The whole autoencoder in four lines: encode to a small code z, decode back, and penalize the gap.

That code in the middle has a name you will keep meeting: an [[embedding|embedding]]. It is a short vector — maybe 32 numbers standing in for a 784-pixel image — where *distance means similarity*. Two similar inputs land near each other; dissimilar ones land far apart. This is the same trick that lets word embeddings place "king" near "queen", and it is why the encoder, once trained, is valuable all on its own as a feature extractor for downstream tasks.

Autoencoders come in many flavors that share this skeleton. A *denoising* autoencoder is fed a corrupted input and asked to reconstruct the clean one, which forces it to learn structure rather than copy pixels. And when the encoder and decoder are mirror-image convolutional stacks, you get the U-Net shape that later became the workhorse inside modern diffusion image generators — proof that this humble idea did not retire, it got promoted.

The GAN: a forger and a detective

The [[generative-adversarial-network|generative adversarial network]], or GAN, takes a completely different route to generation — not reconstruction, but a contest. Picture two networks locked in a duel. The *generator* is a forger: it takes a random noise vector and tries to paint a convincing fake image. The *discriminator* is a detective: it is shown a mix of real images and the forger's fakes, and must call each one real or fake.

They train against each other. Every time the detective catches a fake, that failure is backpropagated into the forger, teaching it to fool the detective better next time. Every time the forger slips one past, the detective sharpens its eye. Neither has a fixed target to copy — the generator never sees a single real image directly; its *only* learning signal is the discriminator's verdict. The two improve in lockstep, an arms race that, when it works, drives the fakes toward photorealism.

Draw a batch of real examples from your dataset, and have the generator produce a batch of fakes from random noise.
Train the discriminator to label reals as real and fakes as fake — a normal classifier step.
Now freeze the discriminator and train the generator to make fakes the discriminator labels as real — flipping the goal.
Repeat. As each side adapts to the other, the generated samples slowly march from noise toward realism.

Notice what is shared with the autoencoder and what is flipped. Both build a *decoder*-like network that turns a small code into a full sample. But the autoencoder learns its code by demanding faithful reconstruction, while the GAN never reconstructs anything — it learns purely from the pressure of a critic that gets smarter as the artist does. That adversarial pressure is what gives GAN samples their famous crispness, where autoencoder reconstructions tend to come out blurry.

Why GANs are so hard to train

Here is the honesty this field too often skips. A GAN is not minimizing one loss toward one bottom; it is two networks chasing a *moving target* the other one controls. That makes the training a delicate balancing act rather than a smooth descent. If the discriminator gets too good too fast, it rejects every fake with total confidence, the generator receives no useful gradient, and learning stalls. If the generator gets ahead, it can exploit the detective's blind spots.
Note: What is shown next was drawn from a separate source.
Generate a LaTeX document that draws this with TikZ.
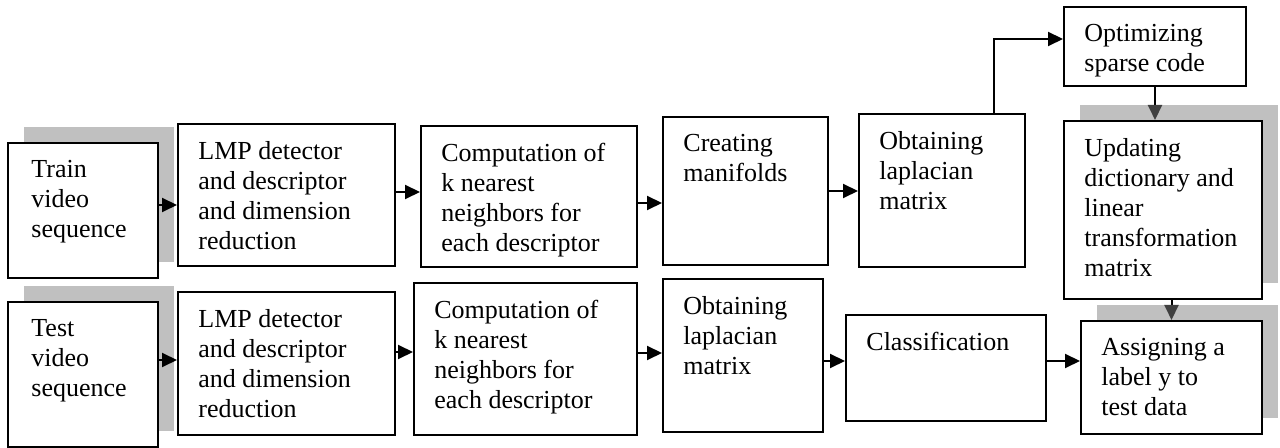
\documentclass[tikz,border=0pt]{standalone}
\usepackage{fontspec}
\setmainfont{Liberation Serif}
\usetikzlibrary{arrows.meta,shadows}
\definecolor{shadegray}{RGB}{192,192,192}
\definecolor{darkarrow}{RGB}{64,64,64}
\tikzset{
  stagebox/.style={draw, line width=1pt, fill=white, inner sep=0pt},
  shadowbox/.style={stagebox, drop shadow={shadow xshift=8pt, shadow yshift=8pt, fill=shadegray, opacity=1}},
  stagetext/.style={anchor=north west, align=left, inner sep=0pt, xshift=10.5pt, yshift=-9pt, font=\fontsize{13}{15}\selectfont},
  arr/.style={-{Triangle[length=7.5pt,width=7pt]}, line width=1pt},
  darr/.style={-{Triangle[length=7.5pt,width=7pt,color=darkarrow]}, line width=1pt},
}
\begin{document}
\begin{tikzpicture}[x=0.5pt,y=-0.5pt]
        \useasboundingbox (0,0) rectangle (1280,448);

        % training row
        \node[shadowbox, minimum width=75pt, minimum height=67.5pt] (train) at (83,210.5) {};
        \node[stagebox, minimum width=108.5pt, minimum height=71pt] (lmp1) at (286.5,195) {};
        \node[stagebox, minimum width=108pt, minimum height=70.5pt] (knn1) at (529,196.5) {};
        \node[stagebox, minimum width=82.5pt, minimum height=74pt] (mani) at (745.5,191) {};
        \node[stagebox, minimum width=83pt, minimum height=76.5pt] (lap1) at (942,190.5) {};
        \node[stagebox, minimum width=91pt, minimum height=39.5pt] (opt) at (1155,46.5) {};
        \node[shadowbox, minimum width=99pt, minimum height=89pt] (upd) at (1163,210) {};

        % test row
        \node[shadowbox, minimum width=75pt, minimum height=72.5pt] (test) at (83,374.5) {};
        \node[stagebox, minimum width=108.5pt, minimum height=71.5pt] (lmp2) at (286.5,363.5) {};
        \node[stagebox, minimum width=111.5pt, minimum height=76pt] (knn2) at (525.5,359) {};
        \node[stagebox, minimum width=80pt, minimum height=76.5pt] (lap2) at (743,355.5) {};
        \node[stagebox, minimum width=100pt, minimum height=53pt] (cls) at (946,368) {};
        \node[shadowbox, minimum width=90.5pt, minimum height=56.5pt] (asg) at (1171.5,377.5) {};

        \node[stagetext, xshift=1.5pt] (traintxt) at (train.north west) {Train\\video\\sequence};
        \node[stagetext] (lmp1txt) at (lmp1.north west) {LMP detector\\and descriptor\\and dimension\\reduction};
        \node[stagetext] (knn1txt) at (knn1.north west) {Computation of\\k nearest\\neighbors for\\each descriptor};
        \node[stagetext] (manitxt) at (mani.north west) {Creating\\manifolds};
        \node[stagetext] (lap1txt) at (lap1.north west) {Obtaining\\laplacian\\matrix};
        \node[stagetext] (opttxt) at (opt.north west) {Optimizing\\sparse code};
        \node[stagetext] (updtxt) at (upd.north west) {Updating\\dictionary and\\linear\\transformation\\matrix};

        \node[stagetext, xshift=1.5pt] (testtxt) at (test.north west) {Test\\video\\sequence};
        \node[stagetext] (lmp2txt) at (lmp2.north west) {LMP detector\\and descriptor\\and dimension\\reduction};
        \node[stagetext] (knn2txt) at (knn2.north west) {Computation of\\k nearest\\neighbors for\\each descriptor};
        \node[stagetext] (lap2txt) at (lap2.north west) {Obtaining\\laplacian\\matrix};
        \node[stagetext] (clstxt) at (cls.north west) {Classification};
        \node[stagetext] (asgtxt) at (asg.north west) {Assigning a\\label y to\\test data};

        \draw[arr] ([yshift=2.75pt]train.east) -- ([yshift=2.75pt]train.east -| lmp1.west);
        \draw[arr] ([yshift=1.5pt]lmp1.east) -- ([yshift=1.5pt]lmp1.east -| knn1.west);
        \draw[arr] ([yshift=-3.25pt]knn1.east) -- ([yshift=-3.25pt]knn1.east -| mani.west);
        \draw[arr] (mani.east) -- (mani.east -| lap1.west);
        \draw[arr] ([xshift=26pt]lap1.north) |- ([yshift=3.75pt]opt.west);
        \draw[darr] (opt.south) -- (opt.south |- upd.north);
        \draw[darr] (asg.north |- upd.south) -- (asg.north);

        \draw[arr] ([yshift=7.25pt]test.east) -- ([yshift=7.25pt]test.east -| lmp2.west);
        \draw[arr] ([yshift=5.75pt]lmp2.east) -- ([yshift=5.75pt]lmp2.east -| knn2.west);
        \draw[arr] ([yshift=3pt]knn2.east) -- ([yshift=3pt]knn2.east -| lap2.west);
        \draw[arr] ([yshift=-2.75pt]lap2.east) -- ([yshift=-2.75pt]lap2.east -| cls.west);
        \draw[arr] ([yshift=3.5pt]cls.east) -- ([yshift=3.5pt]cls.east -| asg.west);
    \end{tikzpicture}
\end{document}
The most infamous failure is mode collapse: the generator discovers one image (or a tiny handful) that reliably fools the detective, and just produces that over and over. Its fakes are convincing but lack all variety — it found a cheap win instead of learning the whole data distribution. A pile of engineering tricks (gradient penalties, careful learning rates, alternative loss formulations) tames these problems, but a GAN that trains cleanly the first time is the exception, not the rule.

Where this fits, and what came after

From roughly 2014 to 2020, GANs were the undisputed kings of image generation, producing the eerily realistic faces that filled "this person does not exist" demos. But it is worth being clear-eyed: that crown has largely passed. Diffusion models — which generate by learning to reverse a gradual noising process — now produce more diverse, more controllable images and train far more stably, and they power most of the text-to-image systems you have heard of. GANs are still used where speed matters (they generate in a single forward pass), but the field moved on.

So why learn them? Because the *ideas* outlived the architecture. The bottleneck-and-decode skeleton of the autoencoder is the backbone of diffusion models and of how large language models compress text. The adversarial idea — training one network against a learned critic — reappears all over modern AI, from how some image and audio models add a sharpening loss to the way preference-based fine-tuning pits a model against a reward critic. Understanding the forger-and-detective game once makes a dozen later systems click instantly.

Hold onto one through-line as you finish this rung. Every architecture you have met — the convolutional net, the recurrent net, the autoencoder, the GAN — is really a different answer to the same question: *what shape should a network have so it learns the right internal representation on its own?* The next rung leaves images and sequences behind to meet the architecture that answered that question so powerfully it swallowed the whole field — but you now have the two halves, recognition and generation, that everything after it builds upon.